German traditions persisted through the early 19th century, gradually blending with popular Anglicized ideals. Stones from this period continue to be carved from a finely grained sandstone, a favorite material in German settled areas, but they begin to adopt a new round-shouldered form with single side decoration. Only a few graves still retain footstones. Several markers from the 1820s are inscribed in German with Gothic script, but the majority are written in English in a new style of lettering. Yet even after many of zhe Anglicized ideals had been adopted, German influence prevailed through the decoration. The six-point star design, along with an eight-point design, found on John Trimble's German stone were used on most sandstone markers through the mid-19th century. A cluster of five stars adorns the top of Trimble's 1824 marker.

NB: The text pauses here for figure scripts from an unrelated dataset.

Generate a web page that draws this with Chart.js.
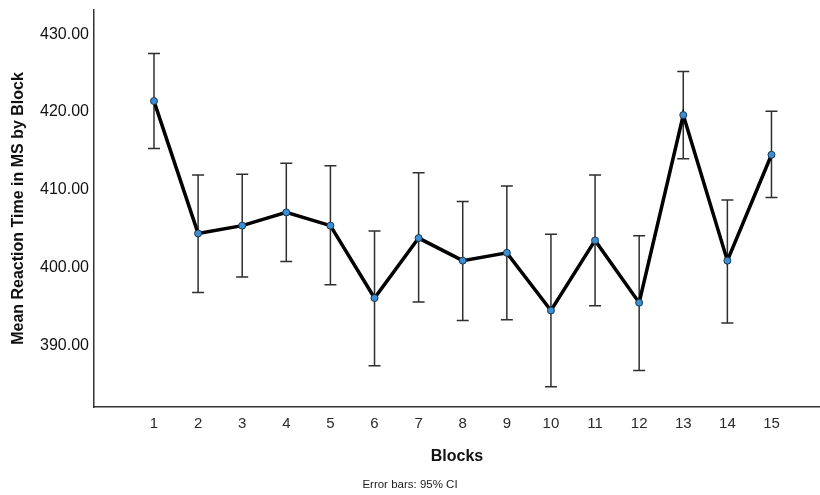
<!DOCTYPE html>
<html>
<head>
<meta charset="utf-8">
<script src="https://cdn.jsdelivr.net/npm/chart.js@4/dist/chart.umd.min.js"></script>
<style>
  html, body { margin: 0; padding: 0; background: #fff; }
  #wrap { width: 820px; height: 495px; }
</style>
</head>
<body>
<div id="wrap"><canvas id="rtChart" width="820" height="495"></canvas></div>
<script>
// Block numbers and mean RT per block
const blocks = [1, 2, 3, 4, 5, 6, 7, 8, 9, 10, 11, 12, 13, 14, 15];
const meanRT = [421.4, 404.4, 405.4, 407.1, 405.4, 396.1, 403.8, 400.9, 401.9, 394.5, 403.5, 395.5, 419.6, 400.9, 414.5];
// 95% CI bounds
const ciUpper = [427.5, 411.9, 412.0, 413.4, 413.1, 404.7, 412.2, 408.5, 410.5, 404.3, 411.9, 404.1, 425.2, 408.7, 420.1];
const ciLower = [415.3, 396.8, 398.8, 400.8, 397.8, 387.4, 395.6, 393.2, 393.3, 384.7, 395.1, 386.8, 414.0, 392.9, 409.0];
const yTicks = [390, 400, 410, 420, 430];

const fontFamily = '"Liberation Sans", Arial, sans-serif';

// Draw CI whiskers underneath the line
const errorBars = {
    id: 'errorBars',
    beforeDatasetsDraw(chart) {
        const { ctx, scales: { x, y } } = chart;
        const cap = 6;
        ctx.save();
        ctx.strokeStyle = '#2e2e2e';
        ctx.lineWidth = 1.5;
        blocks.forEach((b, i) => {
            const px = x.getPixelForValue(b);
            const top = y.getPixelForValue(ciUpper[i]);
            const bot = y.getPixelForValue(ciLower[i]);
            ctx.beginPath();
            ctx.moveTo(px, top);
            ctx.lineTo(px, bot);
            ctx.moveTo(px - cap, top);
            ctx.lineTo(px + cap, top);
            ctx.moveTo(px - cap, bot);
            ctx.lineTo(px + cap, bot);
            ctx.stroke();
        });
        ctx.restore();
    }
};

const ctx = document.getElementById('rtChart');
new Chart(ctx, {
    type: 'line',
    data: {
        datasets: [{
            label: 'Mean Reaction Time',
            data: blocks.map((b, i) => ({ x: b, y: meanRT[i] })),
            borderColor: '#000',
            borderWidth: 3.5,
            tension: 0,
            pointRadius: 3.5,
            pointBackgroundColor: '#3a90d2',
            pointBorderColor: '#1c3550',
            pointBorderWidth: 1
        }]
    },
    options: {
        responsive: false,
        animation: false,
        layout: { autoPadding: false, padding: { top: 10, right: 0, left: 0, bottom: 0 } },
        plugins: {
            legend: { display: false },
            tooltip: { enabled: false },
            title: {
                display: true,
                position: 'bottom',
                text: 'Error bars: 95% CI',
                color: '#1a1a1a',
                font: { family: fontFamily, size: 11.5, weight: 'normal' },
                padding: { top: 10, bottom: 3 }
            }
        },
        scales: {
            x: {
                type: 'linear',
                min: -0.36,
                max: 16.1,
                afterBuildTicks: scale => { scale.ticks = blocks.map(v => ({ value: v })); },
                afterFit: scale => {
                    scale.height = 61.2;
                    scale.paddingLeft = 0;
                    scale.paddingRight = 0;
                },
                grid: { display: false, drawTicks: false },
                border: { display: true, color: '#333', width: 1.5 },
                ticks: {
                    color: '#2a2a2a',
                    padding: 8,
                    font: { family: fontFamily, size: 15 },
                    callback: v => String(v)
                },
                title: {
                    display: true,
                    text: 'Blocks',
                    color: '#111',
                    font: { family: fontFamily, size: 16, weight: 'bold' },
                    padding: { top: 0, bottom: 2.5 }
                }
            },
            y: {
                min: 382.1,
                max: 433.1,
                afterBuildTicks: scale => { scale.ticks = yTicks.map(v => ({ value: v })); },
                afterFit: scale => {
                    scale.width = 94;
                    scale.paddingTop = 0;
                    scale.paddingBottom = 0;
                },
                grid: { display: false, drawTicks: false },
                border: { display: true, color: '#333', width: 1.5 },
                ticks: {
                    color: '#111',
                    padding: 5,
                    font: { family: fontFamily, size: 16 },
                    callback: v => Number(v).toFixed(2)
                },
                title: {
                    display: true,
                    text: 'Mean Reaction Time in MS by Block',
                    color: '#111',
                    font: { family: fontFamily, size: 16, weight: 'bold' },
                    padding: { top: 9.4, bottom: 0 }
                }
            }
        }
    },
    plugins: [errorBars]
});
</script>
</body>
</html>
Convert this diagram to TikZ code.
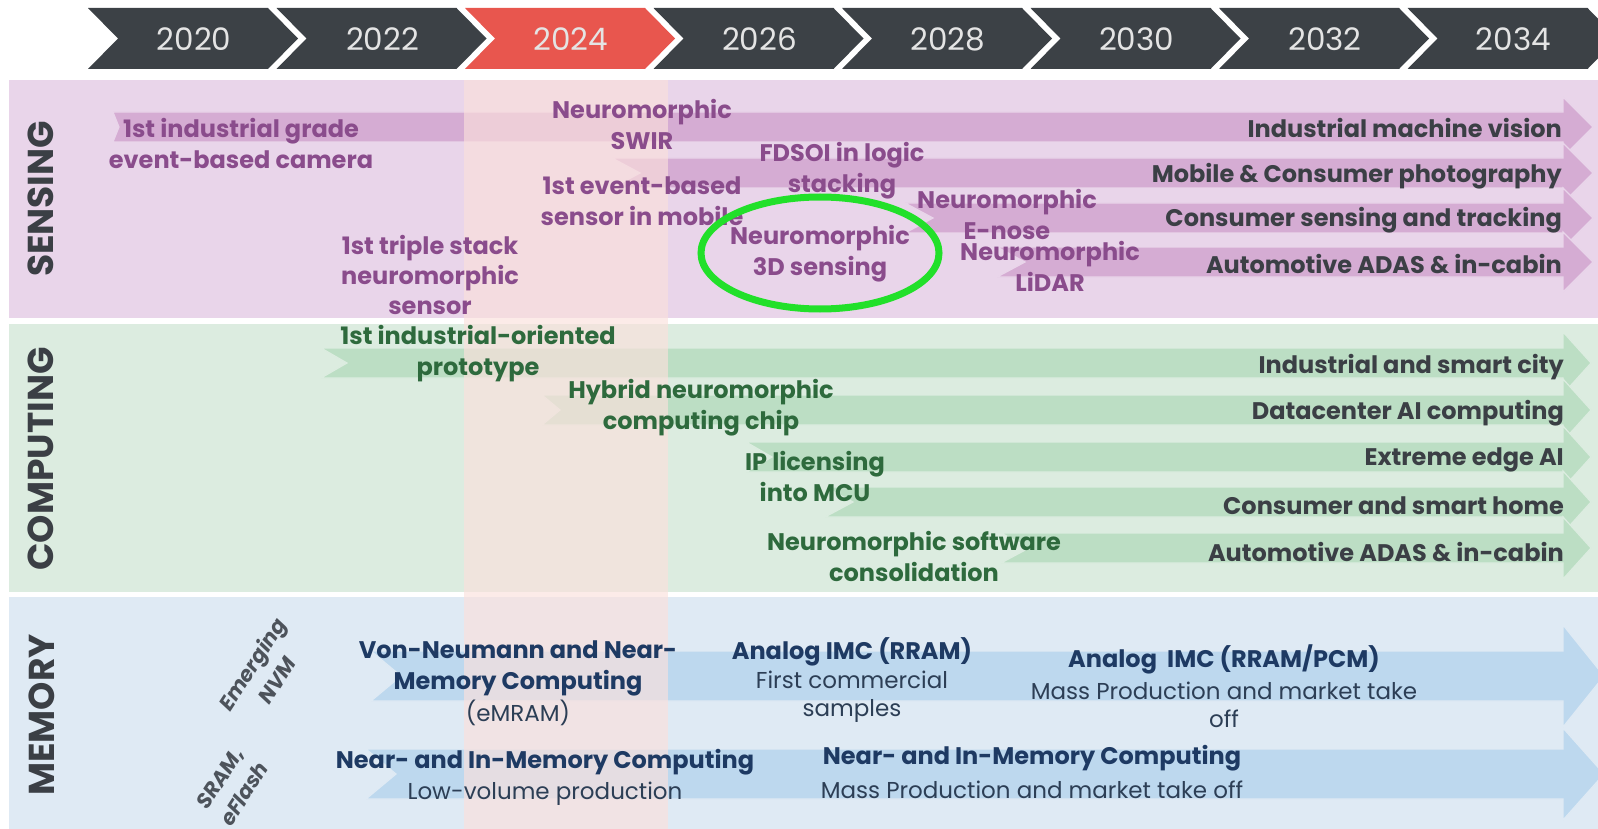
\documentclass[tikz,border=0pt]{standalone}
\usepackage{fontspec}
\setmainfont{Poppins}
\definecolor{hdrGray}{HTML}{3C4146}
\definecolor{hdrRed}{HTML}{E8564E}
\definecolor{yearTx}{HTML}{E4E4E4}
\definecolor{sensBg}{HTML}{E9D5EA}
\definecolor{compBg}{HTML}{DCECE0}
\definecolor{memBg}{HTML}{DFEAF4}
\definecolor{sensAr}{HTML}{D5ACD3}
\definecolor{compAr}{HTML}{BCDEC4}
\definecolor{memAr}{HTML}{BDD8EE}
\definecolor{overlayC}{HTML}{FBE0DC}
\definecolor{sensTx}{HTML}{8A4C8C}
\definecolor{compTx}{HTML}{2E6A3D}
\definecolor{memTx}{HTML}{1E3A63}
\definecolor{memSub}{HTML}{2C3E55}
\definecolor{darkTx}{HTML}{3B3F45}
\definecolor{nvmTx}{HTML}{4D535B}
\definecolor{ringG}{HTML}{22E02A}
\newcommand\bandarrow[7]{%
  \fill[#1] (#2,#4) -- (1563,#4) -- (1563,{(#4+#5)/2-#6}) -- (#7,{(#4+#5)/2})
    -- (1563,{(#4+#5)/2+#6}) -- (1563,#5) -- (#2,#5) -- ({#2+#3},{(#4+#5)/2}) -- cycle;}
\tikzset{
  yeartext/.style={text=yearTx, font=\fontsize{31}{31}\selectfont, inner sep=0},
  sectlabel/.style={text=darkTx, font=\bfseries\fontsize{36}{36}\selectfont, rotate=90, inner sep=0},
  sens/.style={text=sensTx, font=\bfseries\fontsize{24}{31}\selectfont, align=center, inner sep=0},
  comp/.style={text=compTx, font=\bfseries\fontsize{24}{31}\selectfont, align=center, inner sep=0},
  rlabel/.style={text=darkTx, font=\bfseries\fontsize{24}{30}\selectfont, anchor=east, inner sep=0},
  memtitle/.style={text=memTx, font=\bfseries\fontsize{24}{31}\selectfont, align=center, inner sep=0},
  memsub/.style={text=memSub, font=\fontsize{23}{28}\selectfont, align=center, inner sep=0},
  nvm/.style={text=nvmTx, font=\bfseries\itshape\fontsize{21}{29}\selectfont, align=center, rotate=57, inner sep=0},
  sensband/.style={fill=sensAr, draw=sensBg, line width=1.2pt},
  compband/.style={fill=compAr, draw=compBg, line width=1.2pt},
  memband/.style={fill=memAr, draw=memBg, line width=1.2pt},
}
\begin{document}
\begin{tikzpicture}[x=1pt,y=-1pt]
\useasboundingbox (0,0) rectangle (1598,829);
\begin{scope}
\clip (0,0) rectangle (1598,829);
% header chevrons
\foreach \i/\yr in {0/2020,1/2022,2/2024,3/2026,4/2028,5/2030,6/2032,7/2034}{
  \pgfmathsetmacro\L{88+188.5*\i}
  \ifnum\i=2 \def\cc{hdrRed}\else\def\cc{hdrGray}\fi
  \fill[\cc] (\L,8) -- ++(180,0) -- ++(30,30.5) -- ++(-30,30.5) -- ++(-180,0) -- ++(30,-30.5) -- cycle;
  \node[yeartext] (y\yr) at ({\L+106},39) {\yr};
}
% section backgrounds
\fill[sensBg] (9,80) rectangle (1598,318);
\fill[compBg] (9,324) rectangle (1598,592);
\fill[memBg] (9,597) rectangle (1598,829);
% sensing bands
\bandarrow{sensband}{113}{6}{112}{142}{30}{1593}
\bandarrow{sensband}{612}{28}{158}{188}{30}{1593}
\bandarrow{sensband}{905}{28}{203}{233}{30}{1593}
\bandarrow{sensband}{997}{28}{247}{277}{30}{1593}
% computing bands
\bandarrow{compband}{321}{26}{348}{378}{31}{1591}
\bandarrow{compband}{542}{18}{395}{425}{31}{1591}
\bandarrow{compband}{746}{26}{442}{472}{31}{1591}
\bandarrow{compband}{825}{28}{487}{517}{31}{1591}
\bandarrow{compband}{1001}{28}{533}{563}{31}{1591}
% memory bands
\bandarrow{memband}{371}{30}{651}{701}{51}{1604}
\bandarrow{memband}{366}{30}{749}{799}{46}{1604}
% 2024 column overlay
\fill[overlayC, opacity=0.65] (464,80) rectangle (668,829);
\end{scope}
% section labels
\node[sectlabel] (lsens) at (41,199) {SENSING};
\node[sectlabel] (lcomp) at (41,459) {COMPUTING};
\node[sectlabel] (lmem) at (42,715) {MEMORY};
\node[nvm] (nvm) at (264,672) {Emerging\\NVM};
\node[nvm] (sram) at (232,786) {SRAM,\\eFlash};
% sensing milestones
\node[sens] (s1) at (241,143) {1st industrial grade\\event-based camera};
\node[sens] (s2) at (642,124) {Neuromorphic\\SWIR};
\node[sens] (s3) at (842,171) {FDSOI in logic\\stacking};
\node[sens] (s4) at (642,201) {1st event-based\\sensor in mobile};
\node[sens] (s5) at (1007,214) {Neuromorphic\\E-nose};
\node[sens] (s6) at (1050,266) {Neuromorphic\\LiDAR};
\node[sens, font=\bfseries\fontsize{24}{30}\selectfont] (s7) at (430,275) {1st triple stack\\neuromorphic\\sensor};
\node[sens] (s8) at (820,254) {Neuromorphic\\3D sensing};
% sensing markets
\node[rlabel] (r1) at (1562,128) {Industrial machine vision};
\node[rlabel] (r2) at (1562,176) {Mobile \& Consumer photography};
\node[rlabel] (r3) at (1562,220) {Consumer sensing and tracking};
\node[rlabel] (r4) at (1562,264) {Automotive ADAS \& in-cabin};
% computing milestones
\node[comp] (c1) at (478,354) {1st industrial-oriented\\prototype};
\node[comp] (c2) at (701,408) {Hybrid neuromorphic\\computing chip};
\node[comp] (c3) at (815,476) {IP licensing\\into MCU};
\node[comp] (c4) at (914,556) {Neuromorphic software\\consolidation};
% computing markets
\node[rlabel] (q1) at (1564,367) {Industrial and smart city};
\node[rlabel] (q2) at (1564,413) {Datacenter AI computing};
\node[rlabel] (q3) at (1564,460) {Extreme edge AI};
\node[rlabel] (q4) at (1564,506) {Consumer and smart home};
\node[rlabel] (q5) at (1564,552) {Automotive ADAS \& in-cabin};
% memory
\node[memtitle] (m1) at (518,668) {Von-Neumann and Near-\\Memory Computing};
\node[memsub] (m1s) at (518,713) {(eMRAM)};
\node[memtitle] (m2) at (852,652) {Analog IMC (RRAM)};
\node[memsub] (m2s) at (852,697) {First commercial\\samples};
\node[memtitle] (m3) at (1224,659) {Analog\ \ IMC (RRAM/PCM)};
\node[memsub] (m3s) at (1224,705) {Mass Production and market take\\off};
\node[memtitle] (m4) at (545,762) {Near- and In-Memory Computing};
\node[memsub] (m4s) at (545,794) {Low-volume production};
\node[memtitle] (m5) at (1032,758) {Near- and In-Memory Computing};
\node[memsub] (m5s) at (1032,790) {Mass Production and market take off};
% highlight ring
\draw[ringG, line width=7pt] (820,253) ellipse [x radius=119pt, y radius=56pt];
\end{tikzpicture}
\end{document}
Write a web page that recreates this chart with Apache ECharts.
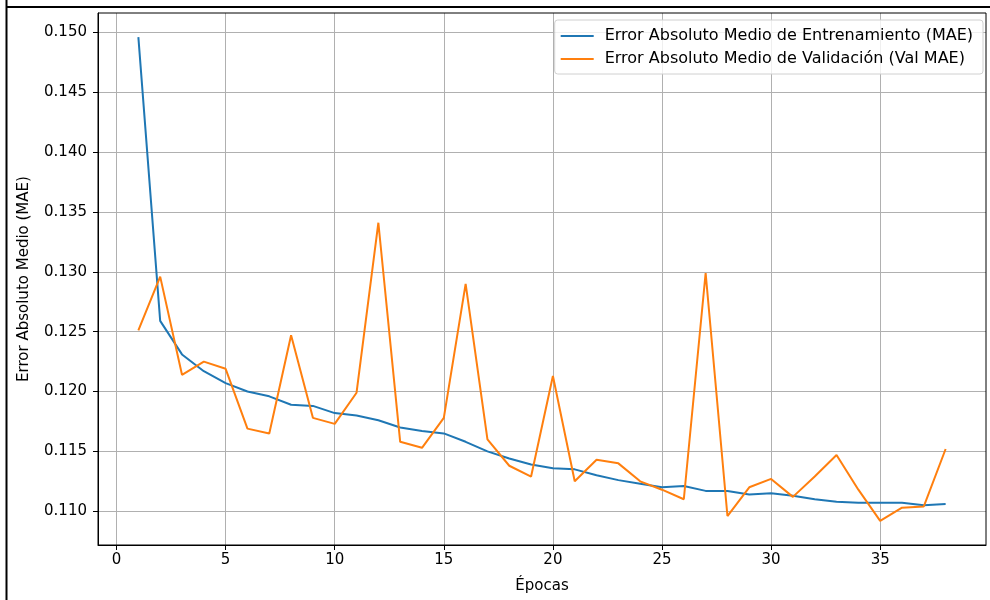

Even simpler stones received this decoration; a footstone with the initials "I.E." has been finished with a primitive six-point compass star. This style of stone, dating ca. 1810s through 1840s, is generally the earliest type found in Augusta County graveyards from the community plots to German and Scotch-Irish churches. As with houses, German and Anglicized ideals blended, creating distinctive local forms."

"By the mid-19th century, sandstone had been abandoned for the popular white marble "memorials," and round-shouldered forms had yielded to the square-shouldered shapes. These stones were embellished with the romantic images that characterized the Victorian obsession with death. Marth Ewing's 1855 marker illustrates this rich vocabulary with its willow, urn, and obelisk decoration. By the end of the century, much of the decoration had been abandoned, and the stones became smaller, chunkier, and more austere. The most recent stone is an 1891 marker for Esteline Thompson."